**Available records**

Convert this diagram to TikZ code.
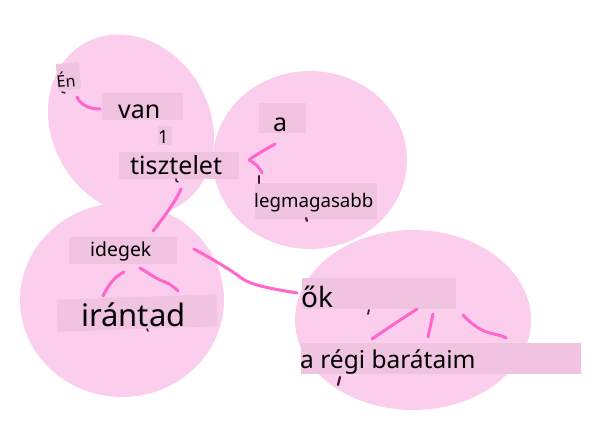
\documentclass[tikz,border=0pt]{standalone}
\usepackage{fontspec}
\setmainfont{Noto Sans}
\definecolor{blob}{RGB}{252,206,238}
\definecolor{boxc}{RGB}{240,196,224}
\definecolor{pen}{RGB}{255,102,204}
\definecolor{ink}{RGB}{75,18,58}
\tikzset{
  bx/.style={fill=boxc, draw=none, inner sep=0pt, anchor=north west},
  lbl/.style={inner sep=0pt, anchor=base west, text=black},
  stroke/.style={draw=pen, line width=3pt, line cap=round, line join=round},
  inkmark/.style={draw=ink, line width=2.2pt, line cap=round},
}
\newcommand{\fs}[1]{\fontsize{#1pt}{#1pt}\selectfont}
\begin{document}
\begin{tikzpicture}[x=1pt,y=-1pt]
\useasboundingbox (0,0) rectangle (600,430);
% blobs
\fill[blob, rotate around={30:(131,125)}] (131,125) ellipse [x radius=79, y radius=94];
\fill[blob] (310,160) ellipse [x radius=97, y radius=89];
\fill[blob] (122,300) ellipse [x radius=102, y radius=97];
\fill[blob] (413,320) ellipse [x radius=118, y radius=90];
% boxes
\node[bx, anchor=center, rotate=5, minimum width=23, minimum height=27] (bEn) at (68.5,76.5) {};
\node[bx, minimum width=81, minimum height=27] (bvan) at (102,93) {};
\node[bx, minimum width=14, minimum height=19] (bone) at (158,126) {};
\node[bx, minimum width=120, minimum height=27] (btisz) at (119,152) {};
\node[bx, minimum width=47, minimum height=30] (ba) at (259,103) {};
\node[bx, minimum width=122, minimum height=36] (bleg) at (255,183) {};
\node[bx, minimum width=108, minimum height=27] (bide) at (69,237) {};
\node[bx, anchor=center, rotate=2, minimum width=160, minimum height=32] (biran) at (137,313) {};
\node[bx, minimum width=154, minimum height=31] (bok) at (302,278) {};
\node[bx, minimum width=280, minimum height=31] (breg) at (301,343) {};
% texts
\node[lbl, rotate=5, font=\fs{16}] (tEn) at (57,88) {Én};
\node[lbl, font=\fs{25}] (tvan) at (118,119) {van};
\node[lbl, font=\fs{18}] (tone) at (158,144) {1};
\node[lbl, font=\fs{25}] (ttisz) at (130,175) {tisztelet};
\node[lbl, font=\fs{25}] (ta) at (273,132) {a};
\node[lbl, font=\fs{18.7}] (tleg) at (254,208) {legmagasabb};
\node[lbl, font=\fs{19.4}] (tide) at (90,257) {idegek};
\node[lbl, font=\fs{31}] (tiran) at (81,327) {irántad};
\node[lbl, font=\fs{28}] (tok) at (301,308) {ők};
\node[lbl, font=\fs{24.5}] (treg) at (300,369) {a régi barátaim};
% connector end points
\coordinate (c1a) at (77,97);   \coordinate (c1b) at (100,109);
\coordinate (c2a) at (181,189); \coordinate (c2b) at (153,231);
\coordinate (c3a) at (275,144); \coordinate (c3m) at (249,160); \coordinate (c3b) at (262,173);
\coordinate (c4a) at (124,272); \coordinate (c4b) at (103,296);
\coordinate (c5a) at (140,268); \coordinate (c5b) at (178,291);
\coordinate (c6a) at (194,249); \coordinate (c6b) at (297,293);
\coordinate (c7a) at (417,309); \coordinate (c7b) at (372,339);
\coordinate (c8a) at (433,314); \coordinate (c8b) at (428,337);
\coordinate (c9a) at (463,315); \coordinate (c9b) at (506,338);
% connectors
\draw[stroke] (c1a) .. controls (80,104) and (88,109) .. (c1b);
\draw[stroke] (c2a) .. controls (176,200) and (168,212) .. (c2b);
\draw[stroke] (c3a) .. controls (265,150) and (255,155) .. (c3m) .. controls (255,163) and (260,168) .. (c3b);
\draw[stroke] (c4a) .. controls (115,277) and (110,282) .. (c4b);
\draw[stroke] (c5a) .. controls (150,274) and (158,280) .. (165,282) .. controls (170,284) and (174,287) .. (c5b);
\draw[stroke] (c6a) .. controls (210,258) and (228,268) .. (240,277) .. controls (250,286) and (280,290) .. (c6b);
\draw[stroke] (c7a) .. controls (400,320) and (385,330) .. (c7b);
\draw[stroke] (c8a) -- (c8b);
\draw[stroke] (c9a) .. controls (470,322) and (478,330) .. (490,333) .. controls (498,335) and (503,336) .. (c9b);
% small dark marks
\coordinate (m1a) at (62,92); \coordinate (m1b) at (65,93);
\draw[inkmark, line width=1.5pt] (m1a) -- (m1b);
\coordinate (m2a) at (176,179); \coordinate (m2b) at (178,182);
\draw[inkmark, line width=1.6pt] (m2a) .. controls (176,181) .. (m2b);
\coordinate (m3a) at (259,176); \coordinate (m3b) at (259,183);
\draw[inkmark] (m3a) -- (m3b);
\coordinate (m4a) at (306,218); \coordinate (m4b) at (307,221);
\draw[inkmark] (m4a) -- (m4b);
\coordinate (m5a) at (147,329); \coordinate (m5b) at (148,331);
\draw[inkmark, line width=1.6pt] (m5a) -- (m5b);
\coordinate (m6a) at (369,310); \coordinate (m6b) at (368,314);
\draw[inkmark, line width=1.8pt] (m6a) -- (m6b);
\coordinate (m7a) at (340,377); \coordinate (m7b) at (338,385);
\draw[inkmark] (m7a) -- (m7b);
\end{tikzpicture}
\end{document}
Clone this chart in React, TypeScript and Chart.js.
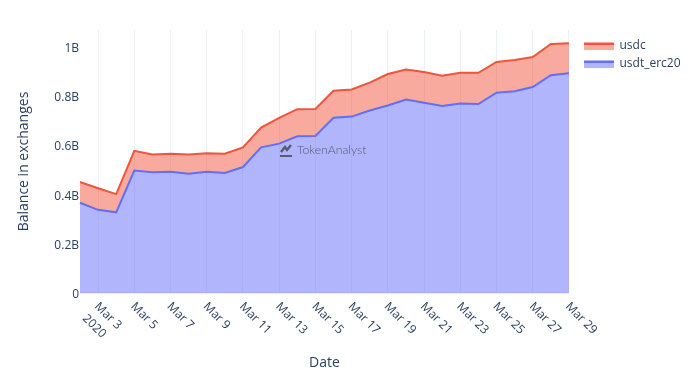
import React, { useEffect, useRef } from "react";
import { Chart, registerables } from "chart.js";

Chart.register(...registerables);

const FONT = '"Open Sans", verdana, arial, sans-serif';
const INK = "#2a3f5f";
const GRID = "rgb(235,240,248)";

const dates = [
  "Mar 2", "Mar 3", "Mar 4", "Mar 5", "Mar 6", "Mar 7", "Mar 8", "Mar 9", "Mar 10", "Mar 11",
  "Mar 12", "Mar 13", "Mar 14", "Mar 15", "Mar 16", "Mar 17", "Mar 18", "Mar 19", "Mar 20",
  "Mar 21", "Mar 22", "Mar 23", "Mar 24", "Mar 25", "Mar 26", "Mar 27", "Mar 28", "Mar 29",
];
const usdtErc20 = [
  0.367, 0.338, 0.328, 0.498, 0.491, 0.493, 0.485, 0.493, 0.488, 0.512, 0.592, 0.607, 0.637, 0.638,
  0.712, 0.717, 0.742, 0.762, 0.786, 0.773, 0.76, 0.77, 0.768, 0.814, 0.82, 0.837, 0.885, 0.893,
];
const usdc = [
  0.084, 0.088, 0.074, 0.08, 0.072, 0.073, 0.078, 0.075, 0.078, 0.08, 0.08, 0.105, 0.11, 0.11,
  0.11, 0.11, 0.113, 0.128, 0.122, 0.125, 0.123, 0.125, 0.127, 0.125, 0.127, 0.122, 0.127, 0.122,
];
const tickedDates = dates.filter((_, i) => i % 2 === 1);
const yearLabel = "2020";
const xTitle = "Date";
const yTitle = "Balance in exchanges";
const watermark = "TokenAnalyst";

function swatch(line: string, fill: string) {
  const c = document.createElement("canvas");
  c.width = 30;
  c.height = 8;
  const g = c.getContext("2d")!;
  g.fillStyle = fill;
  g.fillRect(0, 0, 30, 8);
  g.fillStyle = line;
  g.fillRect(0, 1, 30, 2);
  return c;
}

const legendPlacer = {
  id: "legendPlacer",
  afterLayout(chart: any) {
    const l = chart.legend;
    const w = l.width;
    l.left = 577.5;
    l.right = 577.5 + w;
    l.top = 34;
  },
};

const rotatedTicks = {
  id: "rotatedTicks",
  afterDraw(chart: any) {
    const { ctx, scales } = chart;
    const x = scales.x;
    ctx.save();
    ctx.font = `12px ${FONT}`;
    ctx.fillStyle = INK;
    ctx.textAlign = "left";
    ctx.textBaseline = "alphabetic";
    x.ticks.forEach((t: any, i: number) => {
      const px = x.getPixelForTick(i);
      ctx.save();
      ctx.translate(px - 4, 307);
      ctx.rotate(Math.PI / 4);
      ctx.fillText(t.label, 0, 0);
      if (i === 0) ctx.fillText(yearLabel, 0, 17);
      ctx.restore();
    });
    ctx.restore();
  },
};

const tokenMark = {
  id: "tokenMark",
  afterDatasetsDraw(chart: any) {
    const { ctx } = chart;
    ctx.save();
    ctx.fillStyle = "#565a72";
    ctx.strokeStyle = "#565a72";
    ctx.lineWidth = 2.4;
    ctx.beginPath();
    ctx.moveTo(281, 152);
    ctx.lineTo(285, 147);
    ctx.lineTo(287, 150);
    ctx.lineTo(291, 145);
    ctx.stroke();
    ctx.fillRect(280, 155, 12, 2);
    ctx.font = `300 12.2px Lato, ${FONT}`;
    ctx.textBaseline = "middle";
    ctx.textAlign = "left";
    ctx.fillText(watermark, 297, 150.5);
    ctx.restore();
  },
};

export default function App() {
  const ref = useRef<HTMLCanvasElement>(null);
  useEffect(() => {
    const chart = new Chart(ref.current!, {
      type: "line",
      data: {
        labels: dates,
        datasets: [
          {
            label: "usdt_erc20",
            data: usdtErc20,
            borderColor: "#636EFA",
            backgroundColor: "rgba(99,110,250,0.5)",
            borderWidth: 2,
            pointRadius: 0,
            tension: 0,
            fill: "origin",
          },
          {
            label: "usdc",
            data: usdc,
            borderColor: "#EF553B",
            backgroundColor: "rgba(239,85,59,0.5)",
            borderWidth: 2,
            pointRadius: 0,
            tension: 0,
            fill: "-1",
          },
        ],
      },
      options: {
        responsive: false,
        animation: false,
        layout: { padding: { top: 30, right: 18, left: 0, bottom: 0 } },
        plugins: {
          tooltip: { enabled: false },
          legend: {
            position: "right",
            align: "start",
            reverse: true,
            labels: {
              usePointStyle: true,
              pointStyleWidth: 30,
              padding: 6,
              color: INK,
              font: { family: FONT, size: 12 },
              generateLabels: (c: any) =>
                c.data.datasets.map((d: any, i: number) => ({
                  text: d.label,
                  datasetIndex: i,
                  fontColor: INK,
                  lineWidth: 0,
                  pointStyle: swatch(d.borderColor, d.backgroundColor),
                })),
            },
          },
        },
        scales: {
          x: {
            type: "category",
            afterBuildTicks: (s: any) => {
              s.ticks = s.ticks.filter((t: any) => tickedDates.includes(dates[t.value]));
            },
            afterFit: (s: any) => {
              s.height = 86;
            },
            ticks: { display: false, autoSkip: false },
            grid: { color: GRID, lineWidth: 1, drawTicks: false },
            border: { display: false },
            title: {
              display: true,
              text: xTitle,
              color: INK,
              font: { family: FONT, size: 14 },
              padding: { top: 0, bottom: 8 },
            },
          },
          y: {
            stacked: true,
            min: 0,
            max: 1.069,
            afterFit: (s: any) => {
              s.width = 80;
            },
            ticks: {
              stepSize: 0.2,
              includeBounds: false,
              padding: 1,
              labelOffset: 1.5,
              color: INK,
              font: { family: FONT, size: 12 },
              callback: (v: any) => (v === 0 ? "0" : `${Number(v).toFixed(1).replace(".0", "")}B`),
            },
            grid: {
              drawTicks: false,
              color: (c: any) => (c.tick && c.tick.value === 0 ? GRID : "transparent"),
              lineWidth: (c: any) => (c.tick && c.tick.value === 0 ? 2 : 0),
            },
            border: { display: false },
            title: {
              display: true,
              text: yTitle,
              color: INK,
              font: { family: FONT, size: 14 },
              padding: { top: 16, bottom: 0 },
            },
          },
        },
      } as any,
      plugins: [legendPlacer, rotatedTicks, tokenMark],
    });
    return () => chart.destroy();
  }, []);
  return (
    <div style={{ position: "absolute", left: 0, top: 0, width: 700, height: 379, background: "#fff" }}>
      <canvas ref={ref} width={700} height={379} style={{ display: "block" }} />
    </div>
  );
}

**What is asked**
Exactly how many lines in the data above contain the word "React"? Respond with the number and nothing more.

**Result**
2